With banks already exposed to the high risk posed by derivative transactions, the central banks have decided to tighten regulations on derivative and other structured products.
The new regulations will further strengthen a ruling made last month by the bank to ban derivative transactions related to speculation deals. More regulations are expected to follow.
"For products related with structure and derivatives, there will be qualifications and conditions for banks to adhere to if they wish to become eligible to carry engage in these business transactions," BI deputy governor Muliaman D. Hadad said last Friday.
Also, he added, these products would only be sold to consumers with a strong understanding of their purpose.
"We call these clients sophisticated customers," Muliaman said.
The high exposure of Indonesia's banks to derivative transactions has led to increasing concerns over the health of the banking industry as a whole.
Anxiety about potential losses from these transactions was heightened last week when Bank Danamon announced a drop in net profit triggered by funds set aside to cover losses from derivative transactions.
Other banks have also reported a jump in claims involving these transactions.
Bank Mandiri, the largest lender, said by last November claims on derivative deals jumped 124 percent to Rp 572 billion (US$76 million) from the previous year.

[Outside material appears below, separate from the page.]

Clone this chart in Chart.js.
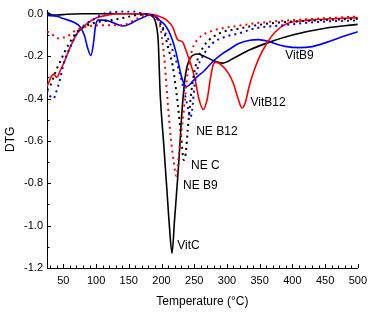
<!DOCTYPE html>
<html>
<head>
<meta charset="utf-8">
<script src="https://cdn.jsdelivr.net/npm/chart.js@4.4.1/dist/chart.umd.min.js"></script>
<style>
  html, body { margin: 0; padding: 0; background: #fff; }
  #wrap { width: 373px; height: 312px; }
</style>
</head>
<body>
<div id="wrap"><canvas id="myChart" width="373" height="312"></canvas></div>
<script>
// temperature (°C) and DTG values
const vitcT = [25, 28, 33, 40, 55, 80, 120, 160, 180, 186, 190, 193, 195, 198, 203, 208, 212, 216, 220, 226, 232, 237, 245, 255, 265, 280, 293, 310, 335, 364, 400, 450, 500];
const vitcY = [0.006, 0.002, -0.006, -0.006, -0.002, 0, 0, 0, -0.003, -0.012, -0.03, -0.07, -0.13, -0.38, -0.6, -0.82, -1.0, -1.13, -0.97, -0.72, -0.43, -0.28, -0.205, -0.19, -0.2, -0.222, -0.233, -0.21, -0.17, -0.135, -0.1, -0.068, -0.05];

const vitb9T = [25, 40, 51, 66, 75, 82, 87, 92, 96, 99, 103, 112, 122, 132, 142, 150, 160, 170, 182, 190, 197, 207, 215, 222, 230, 235, 238, 243, 250, 265, 277, 290, 305, 318, 335, 348, 363, 375, 389, 410, 430, 452, 475, 500];
const vitb9Y = [-0.008, -0.012, -0.024, -0.04, -0.06, -0.1, -0.16, -0.197, -0.14, -0.06, -0.03, -0.03, -0.037, -0.05, -0.058, -0.05, -0.034, -0.02, -0.006, -0.012, -0.03, -0.06, -0.11, -0.18, -0.29, -0.335, -0.343, -0.335, -0.31, -0.27, -0.23, -0.195, -0.165, -0.14, -0.125, -0.122, -0.13, -0.143, -0.154, -0.16, -0.155, -0.135, -0.11, -0.085];

const vitb12T = [25, 31, 35, 40, 45, 51, 61, 71, 86, 100, 115, 132, 172, 193, 208, 217, 225, 232, 237, 245, 252, 257, 264, 270, 275, 279, 283, 293, 303, 310, 316, 323, 328, 333, 338, 348, 361, 374, 391, 410, 437, 470, 500];
const vitb12Y = [-0.345, -0.3, -0.285, -0.3, -0.27, -0.23, -0.154, -0.093, -0.047, -0.02, -0.008, 0, 0, -0.008, -0.03, -0.062, -0.123, -0.132, -0.17, -0.24, -0.32, -0.4, -0.452, -0.4, -0.3, -0.24, -0.228, -0.246, -0.285, -0.33, -0.39, -0.445, -0.42, -0.355, -0.3, -0.215, -0.139, -0.085, -0.047, -0.035, -0.027, -0.022, -0.018];

const neCT = [25, 30, 35, 40, 46, 52, 59, 71, 86, 102, 122, 147, 167, 182, 190, 198, 205, 211, 217, 221, 225, 230, 234, 237, 240, 245, 250, 257, 268, 288, 318, 361, 437, 500];
const neCY = [-0.36, -0.34, -0.3, -0.26, -0.22, -0.18, -0.14, -0.085, -0.055, -0.039, -0.031, -0.016, -0.004, -0.004, -0.012, -0.047, -0.1, -0.17, -0.245, -0.33, -0.43, -0.58, -0.69, -0.66, -0.55, -0.384, -0.277, -0.2, -0.139, -0.093, -0.07, -0.047, -0.031, -0.024];

const neB9T = [25, 30, 36, 41, 48, 56, 63, 71, 80, 90, 100, 122, 142, 152, 162, 172, 182, 190, 197, 204, 209, 214, 219, 223, 227, 231, 235, 240, 247, 257, 278, 310, 361, 411, 500];
const neB9Y = [-0.085, -0.09, -0.105, -0.116, -0.113, -0.108, -0.09, -0.076, -0.065, -0.058, -0.055, -0.054, -0.054, -0.04, -0.024, -0.01, -0.004, -0.015, -0.047, -0.2, -0.4, -0.58, -0.705, -0.766, -0.65, -0.54, -0.43, -0.277, -0.169, -0.116, -0.08, -0.06, -0.039, -0.028, -0.013];

const neB12T = [25, 30, 35, 39, 44, 51, 61, 71, 82, 97, 112, 127, 142, 157, 172, 187, 195, 205, 213, 220, 227, 235, 240, 244, 247, 250, 255, 263, 278, 298, 318, 341, 386, 437, 500];
const neB12Y = [-0.36, -0.39, -0.4, -0.37, -0.32, -0.23, -0.154, -0.093, -0.054, -0.024, 0, 0.008, 0.011, 0.011, 0, -0.008, -0.024, -0.085, -0.139, -0.2, -0.27, -0.37, -0.44, -0.49, -0.45, -0.353, -0.26, -0.2, -0.139, -0.108, -0.093, -0.07, -0.054, -0.039, -0.031];

const xTickLabels = [50, 100, 150, 200, 250, 300, 350, 400, 450, 500];
const yTickLabels = [0, -0.2, -0.4, -0.6, -0.8, -1.0, -1.2];

// curve names placed next to the curves (data coordinates of the text's left-middle)
const curveLabels = [
  { text: "VitB9", x: 389, y: -0.2 },
  { text: "VitB12", x: 336, y: -0.42 },
  { text: "NE B12", x: 253, y: -0.558 },
  { text: "NE C", x: 245, y: -0.717 },
  { text: "NE B9", x: 233, y: -0.813 },
  { text: "VitC", x: 224, y: -1.097 },
];

const toPoints = (ts, ys) => ts.map((t, i) => ({ x: t, y: ys[i] }));

const FONT = "'Liberation Sans', Arial, sans-serif";

const line = (label, ts, ys, color, dotted) => ({
  label,
  data: toPoints(ts, ys),
  borderColor: color,
  backgroundColor: color,
  borderWidth: dotted ? 2 : 1.6,
  borderDash: dotted ? [2, 4] : [],
  pointRadius: 0,
  cubicInterpolationMode: "monotone",
  fill: false,
});

// ticks drawn inward, like the original, plus the curve names
const insideTicks = {
  id: "insideTicks",
  afterDraw(chart) {
    const { ctx, chartArea, scales } = chart;
    const x = scales.x, y = scales.y;
    ctx.save();
    ctx.strokeStyle = "#000";
    ctx.lineWidth = 1;
    ctx.beginPath();
    for (let t = 30; t <= 500; t += 10) {
      const px = Math.round(x.getPixelForValue(t)) + 0.5;
      const len = t % 50 === 0 ? 4 : 2.5;
      ctx.moveTo(px, chartArea.bottom);
      ctx.lineTo(px, chartArea.bottom - len);
    }
    for (let k = 0; k <= 12; k++) {
      const v = -k / 10;
      const py = Math.round(y.getPixelForValue(v)) + 0.5;
      const len = k % 2 === 0 ? 4 : 2.5;
      ctx.moveTo(chartArea.left, py);
      ctx.lineTo(chartArea.left + len, py);
    }
    ctx.stroke();

    ctx.fillStyle = "#000";
    ctx.font = "12px " + FONT;
    ctx.textAlign = "left";
    ctx.textBaseline = "middle";
    curveLabels.forEach(l => {
      ctx.fillText(l.text, x.getPixelForValue(l.x), y.getPixelForValue(l.y));
    });
    ctx.restore();
  },
};

const ctx = document.getElementById("myChart");
new Chart(ctx, {
  type: "line",
  data: {
    datasets: [
      line("NE B9", neB9T, neB9Y, "#ff0000", true),
      line("NE B12", neB12T, neB12Y, "#0000ff", true),
      line("NE C", neCT, neCY, "#000000", true),
      line("VitB12", vitb12T, vitb12Y, "#ff0000", false),
      line("VitB9", vitb9T, vitb9Y, "#0000ff", false),
      line("VitC", vitcT, vitcY, "#000000", false),
    ],
  },
  options: {
    responsive: false,
    animation: false,
    layout: { padding: { top: 3, right: 13, left: 0, bottom: 0 } },
    plugins: {
      legend: { display: false },
      tooltip: { enabled: false },
    },
    scales: {
      x: {
        type: "linear",
        min: 25,
        max: 500,
        grid: { display: false, drawTicks: false },
        border: { display: true, color: "#000", width: 1 },
        afterBuildTicks: (scale) => {
          scale.ticks = xTickLabels.map(v => ({ value: v }));
        },
        afterFit: (scale) => { scale.height = 44; },
        ticks: {
          color: "#000",
          font: { family: FONT, size: 11 },
          padding: 6,
          autoSkip: false,
          maxRotation: 0,
          callback: (v) => String(v),
        },
        title: {
          display: true,
          text: "Temperature (°C)",
          color: "#000",
          font: { family: FONT, size: 12 },
          padding: { top: 0, bottom: 3 },
        },
      },
      y: {
        type: "linear",
        min: -1.2,
        max: 0.015,
        grid: { display: false, drawTicks: false },
        border: { display: true, color: "#000", width: 1 },
        afterBuildTicks: (scale) => {
          scale.ticks = yTickLabels.map(v => ({ value: v }));
        },
        afterFit: (scale) => { scale.width = 47; },
        ticks: {
          color: "#000",
          font: { family: FONT, size: 11 },
          padding: 4,
          autoSkip: false,
          callback: (v) => v.toFixed(1),
        },
        title: {
          display: true,
          text: "DTG",
          color: "#000",
          font: { family: FONT, size: 12 },
          padding: { top: 3, bottom: 0 },
        },
      },
    },
  },
  plugins: [insideTicks],
});
</script>
</body>
</html>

Budi Mulya, another BI deputy governor, said 15 banks sold up to $4 billion in derivative transactions before the December ban came into affect in the hope they would mature in the second half of this year.
In total, Budi added, banks operating in Indonesia engaged in a total $66 billion worth of derivative transactions last year, although most were allowable because they acted as protection to the currency against sudden fluctuations, or hedging.
Regarding structured products, Muliaman said a tougher regulation was necessary to assist in part protecting bank customers using these products.
"We have learned from experience that it's better late than never, so we are going to issue the new regulations," Muliaman said.
The central bank has been under scrutiny for failing to protect the retail investors who bought foreign investment products from local banks.
Late last year, dozens of Indonesian investors suffered setbacks after purchasing supposedly bona fide investment products linked to bonds issued by the now-defunct US banking giant Lehman Brothers.
The investors bought the products through Citibank Indonesia.
Muliaman said even for the banks which had gained approved to sell products linked to derivative transactions, they would be required to regularly report their status to BI.